The show features a scene of Officer Big — a tribal police officer — as a child. In the scene, Big encounters the Deer Lady, a woman who teaches men to treat women better. Daffron said, thanks to her Kiowa heritage, she is familiar with the story of the Deer Lady.
“I thought it was hilarious,” Daffron said. “When (Deer Lady) brought the toilet paper to Big, Big said ‘ā̀hō̂’ and that was ‘thank you’ in Kiowa. It was cute, I liked it.”
'Proud where I come from'
Daffron said it has been nice seeing her identity and culture reflected on screen and on such a large scale, but she is especially grateful for how the show chose to tackle the difficult issues the main characters face.
The show’s four main characters are teenagers who are grieving the death of their friend, Daniel. As the season progresses, it is revealed that Daniel committed suicide.
“Personally, suicide has affected my life and every Indigenous teen I know back in my hometown,” Daffron said. “It's a big epidemic with natives.”
According to the Center for Native American Youth, Indigenous communities experience the highest rate of suicide of any ethnic group, and suicide is the second leading cause of death for young Natives ages 10-24. The Native teen suicide rate is 3.5 times greater than the national average.
Daffron said she was appreciative of the respectful way the show tackled such an emotionally complex issue.

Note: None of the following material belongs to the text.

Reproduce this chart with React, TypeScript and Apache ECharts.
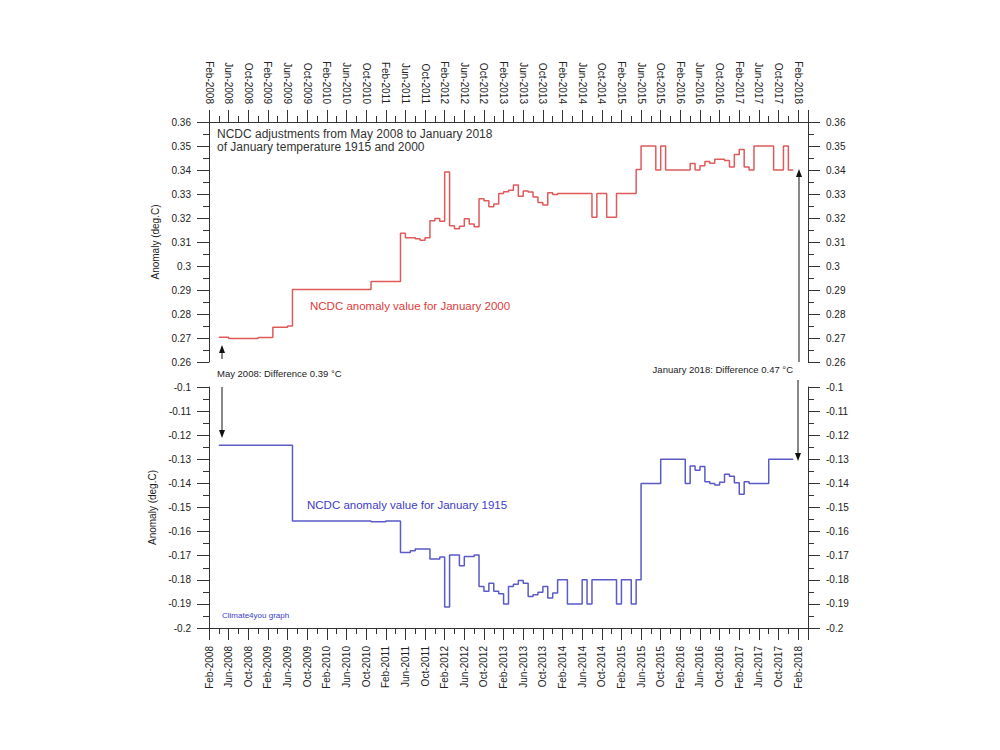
import React, { useEffect, useRef } from "react";
import * as echarts from "echarts";

// Month index 0 = Feb-2008; axis runs to month 122 (Apr-2018)
const monthTickLabels = [
  "Feb-2008", "Jun-2008", "Oct-2008", "Feb-2009", "Jun-2009", "Oct-2009",
  "Feb-2010", "Jun-2010", "Oct-2010", "Feb-2011", "Jun-2011", "Oct-2011",
  "Feb-2012", "Jun-2012", "Oct-2012", "Feb-2013", "Jun-2013", "Oct-2013",
  "Feb-2014", "Jun-2014", "Oct-2014", "Feb-2015", "Jun-2015", "Oct-2015",
  "Feb-2016", "Jun-2016", "Oct-2016", "Feb-2017", "Jun-2017", "Oct-2017",
  "Feb-2018",
];

// NCDC anomaly value for January 2000 (change points, month index)
const redMonths = [2, 4, 10, 13, 16, 17, 33, 39, 40, 42, 43, 44, 45, 46, 47, 48, 49, 50, 51, 52, 53, 54, 55, 56, 57, 58, 59, 60, 61, 62, 63, 64, 65, 66, 67, 68, 69, 70, 71, 78, 79, 81, 83, 87, 88, 91, 92, 93, 98, 99, 100, 101, 102, 103, 105, 106, 107, 108, 109, 110, 111, 115, 117, 118, 119];
const redValues = [0.2703, 0.2698, 0.2702, 0.2745, 0.275, 0.2902, 0.2935, 0.3136, 0.3118, 0.3114, 0.3107, 0.3118, 0.3189, 0.3198, 0.3186, 0.3392, 0.3168, 0.3155, 0.3166, 0.3197, 0.3175, 0.3164, 0.328, 0.3272, 0.3247, 0.3258, 0.3302, 0.3309, 0.3316, 0.3337, 0.3291, 0.3313, 0.3308, 0.3288, 0.3265, 0.3254, 0.3305, 0.3298, 0.3302, 0.3203, 0.3302, 0.3203, 0.3302, 0.3402, 0.35, 0.34, 0.35, 0.34, 0.3427, 0.34, 0.3418, 0.3435, 0.3428, 0.3445, 0.344, 0.3412, 0.3465, 0.3485, 0.3412, 0.34, 0.35, 0.34, 0.35, 0.34, 0.34];

// NCDC anomaly value for January 1915 (change points, month index)
const blueMonths = [2, 17, 33, 36, 39, 41, 42, 45, 47, 48, 49, 51, 52, 54, 55, 56, 57, 58, 59, 60, 61, 62, 63, 64, 65, 66, 67, 68, 69, 70, 71, 73, 76, 77, 78, 83, 84, 86, 87, 88, 92, 97, 98, 99, 100, 101, 102, 103, 104, 105, 106, 107, 108, 109, 110, 114, 119];
const blueValues = [-0.1242, -0.1556, -0.1559, -0.1556, -0.1687, -0.1679, -0.1672, -0.1714, -0.1705, -0.1913, -0.1697, -0.1742, -0.1703, -0.1697, -0.1828, -0.1848, -0.1814, -0.1848, -0.1858, -0.19, -0.1828, -0.1818, -0.1803, -0.1814, -0.1869, -0.1862, -0.1852, -0.1828, -0.1876, -0.1855, -0.18, -0.19, -0.18, -0.19, -0.18, -0.19, -0.18, -0.19, -0.18, -0.14, -0.13, -0.14, -0.1328, -0.1345, -0.133, -0.1393, -0.14, -0.1407, -0.1395, -0.1362, -0.137, -0.1397, -0.1445, -0.1393, -0.14, -0.13, -0.13];

const FONT = "Liberation Sans, Arial, sans-serif";
const AX = "#333";

export default function App() {
  const ref = useRef<HTMLDivElement>(null);
  useEffect(() => {
    if (!ref.current) return;
    const chart = echarts.init(ref.current, null, { renderer: "svg" });

    const xLabel = (v: number) => (v % 4 === 0 && monthTickLabels[v / 4]) ? monthTickLabels[v / 4] : "";
    const yLabel = (v: number) => String(parseFloat(v.toFixed(3)));

    const xAxisBase = (gridIndex: number, position: string) => ({
      type: "value",
      gridIndex,
      position,
      min: 0,
      max: 122,
      interval: 4,
      axisLine: { show: true, onZero: false, lineStyle: { color: AX, width: 1 } },
      axisTick: { show: true, length: 12, lineStyle: { color: AX, width: 1 } },
      minorTick: { show: true, splitNumber: 2, length: 6, lineStyle: { color: AX, width: 1 } },
      axisLabel: { rotate: 90, margin: 18, fontSize: 10, color: "#222", fontFamily: FONT, formatter: xLabel },
      splitLine: { show: false },
      minorSplitLine: { show: false },
    });

    const yAxisBase = (gridIndex: number, position: string, min: number, max: number, withName: boolean) => ({
      type: "value",
      gridIndex,
      position,
      min,
      max,
      interval: 0.01,
      axisLine: { show: true, onZero: false, lineStyle: { color: AX, width: 1 } },
      axisTick: { show: true, length: 12, lineStyle: { color: AX, width: 1 } },
      minorTick: { show: true, splitNumber: 2, length: 6, lineStyle: { color: AX, width: 1 } },
      axisLabel: { margin: 18, fontSize: 10, color: "#222", fontFamily: FONT, formatter: yLabel },
      splitLine: { show: false },
      name: withName ? "Anomaly (deg.C)" : "",
      nameLocation: "middle",
      nameGap: 44,
      nameRotate: 90,
      nameTextStyle: { fontSize: 10, color: "#222", fontFamily: FONT },
    });

    const redData = redMonths.map((m, i) => [m, redValues[i]]);
    const blueData = blueMonths.map((m, i) => [m, blueValues[i]]);

    const arrowHead = (x: number, y: number, up: boolean) => ({
      type: "polygon",
      shape: {
        points: up
          ? [[x, y], [x - 3, y + 8], [x + 3, y + 8]]
          : [[x, y], [x - 3, y - 8], [x + 3, y - 8]],
      },
      style: { fill: "#111" },
      silent: true,
    });
    const vline = (x: number, y1: number, y2: number) => ({
      type: "line",
      shape: { x1: x, y1, x2: x, y2 },
      style: { stroke: "#111", lineWidth: 1 },
      silent: true,
    });
    const txt = (x: number, y: number, text: string, size: number, color: string, align = "left") => ({
      type: "text",
      x,
      y,
      style: { text, fontSize: size, fill: color, fontFamily: FONT, align, verticalAlign: "middle" },
      silent: true,
    });

    chart.setOption({
      animation: false,
      backgroundColor: "#fff",
      grid: [
        { left: 209, right: 192, top: 122, height: 240 },
        { left: 209, right: 192, top: 387, height: 241 },
      ],
      xAxis: [xAxisBase(0, "top"), xAxisBase(1, "bottom")],
      yAxis: [
        yAxisBase(0, "left", 0.26, 0.36, true),
        yAxisBase(0, "right", 0.26, 0.36, false),
        yAxisBase(1, "left", -0.2, -0.1, true),
        yAxisBase(1, "right", -0.2, -0.1, false),
      ],
      series: [
        {
          type: "line",
          name: "January 2000",
          xAxisIndex: 0,
          yAxisIndex: 0,
          data: redData,
          step: "end",
          showSymbol: false,
          lineStyle: { color: "#e05a5a", width: 1.5 },
          itemStyle: { color: "#e05a5a" },
        },
        {
          type: "line",
          name: "January 1915",
          xAxisIndex: 1,
          yAxisIndex: 2,
          data: blueData,
          step: "end",
          showSymbol: false,
          lineStyle: { color: "#5a5ac8", width: 1.5 },
          itemStyle: { color: "#5a5ac8" },
        },
      ],
      graphic: [
        txt(217, 134, "NCDC adjustments from May 2008 to January 2018", 12, "#333"),
        txt(217, 147, "of January temperature 1915 and 2000", 12, "#333"),
        txt(310, 306, "NCDC anomaly value for January 2000", 11.5, "#e03a3a"),
        txt(307, 505, "NCDC anomaly value for January 1915", 11.5, "#3c3cc8"),
        txt(217, 373, "May 2008: Difference 0.39 °C", 9.5, "#222"),
        txt(793, 369, "January 2018: Difference 0.47 °C", 9.5, "#222", "right"),
        txt(222, 615, "Climate4you graph", 8, "#3c3cc8"),
        vline(222, 347, 359),
        arrowHead(222, 345, true),
        vline(222, 387, 435),
        arrowHead(222, 438, false),
        vline(799, 172, 362),
        arrowHead(799, 169, true),
        vline(798, 380, 458),
        arrowHead(798, 461, false),
      ],
    });
    return () => chart.dispose();
  }, []);
  return (
    <div
      ref={ref}
      style={{ position: "absolute", left: 0, top: 0, width: 1000, height: 750, background: "#fff" }}
    />
  );
}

“It was definitely hard to watch, going through that again. But I feel like it did some justice on how we may feel,” Daffron said. “It showed that we don't know who's going through what.”
Daffron said she wants to see more shows like Reservation Dogs in the future, and she’s excited to see the effect the show will have on kids younger than her. She said she hopes other Native kids can find a connection to the show the way she has.
“It makes me feel like I have a voice,” Daffron said. “I am proud of the show because it feels like home, and I'm proud of where I come from.”
All episodes of season one of Reservation Dogs are streaming now on FX on Hulu.